A broadcast on a nontrivial connected graph $G=(V,E)$ is a function $f:V\rightarrow\{0, 1,\dots,d\}$, where $d=\operatorname{diam}(G)$, such that $f(v)\leq e(v)$ (the eccentricity of $v$) for all $v\in V$. The weight of $f$ is $\sigma(f)={\textstyle\sum_{v\in V}} f(v)$. A vertex $u$ hears $f$ from $v$ if $f(v)>0$ and $d(u,v)\leq f(v)$. A broadcast $f$ is dominating if every vertex of $G$ hears $f$. The upper broadcast domination number of $G$ is $\Gamma_{b}(G)=\max\left\{ \sigma(f):f\text{ is a minimal dominating broadcast of }G\right\}.$ A broadcast $f$ is boundary independent if, for any vertex $w$ that hears $f$ from vertices $v_{1},\ldots,v_{k},\ k\geq2$, the distance $d(w,v_{i})=f(v_{i})$ for each $i$. The maximum weight of a boundary independent broadcast is the boundary independence broadcast number $\alpha_{\operatorname{bn}}(G)$. We compare $\alpha_{\operatorname{bn}}$ to $\Gamma_{b}$, showing that neither is an upper bound for the other.

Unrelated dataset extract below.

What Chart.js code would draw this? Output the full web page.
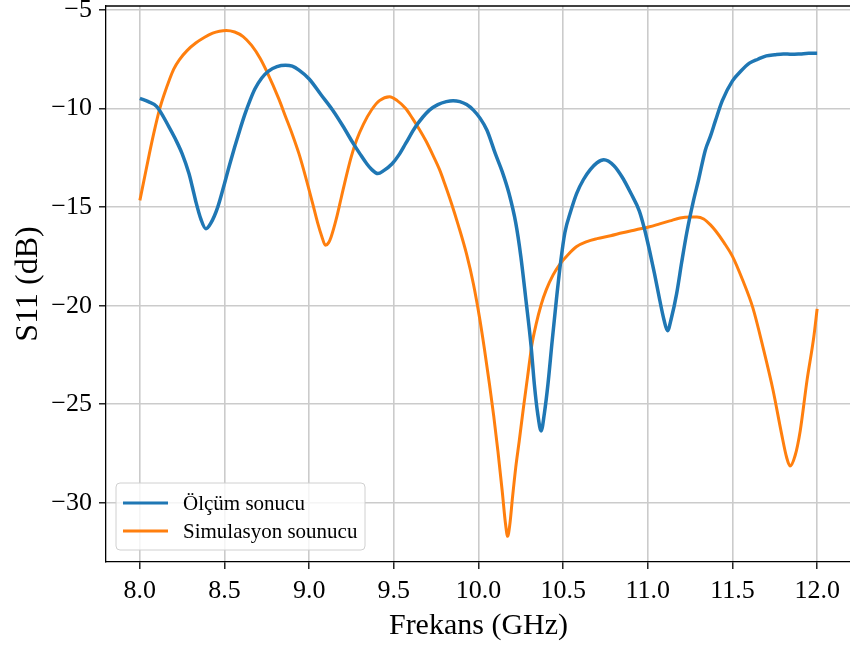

We show that the differences $\Gamma _{b}-\alpha_{\operatorname{bn}}$ and $\alpha_{\operatorname{bn}}-\Gamma_{b}$ are unbounded, the ratio $\alpha_{\operatorname{bn}}/\Gamma_{b}$ is bounded for all graphs, and $\Gamma_{b}/\alpha_{\operatorname{bn}}$ is bounded for bipartite graphs but unbounded in general.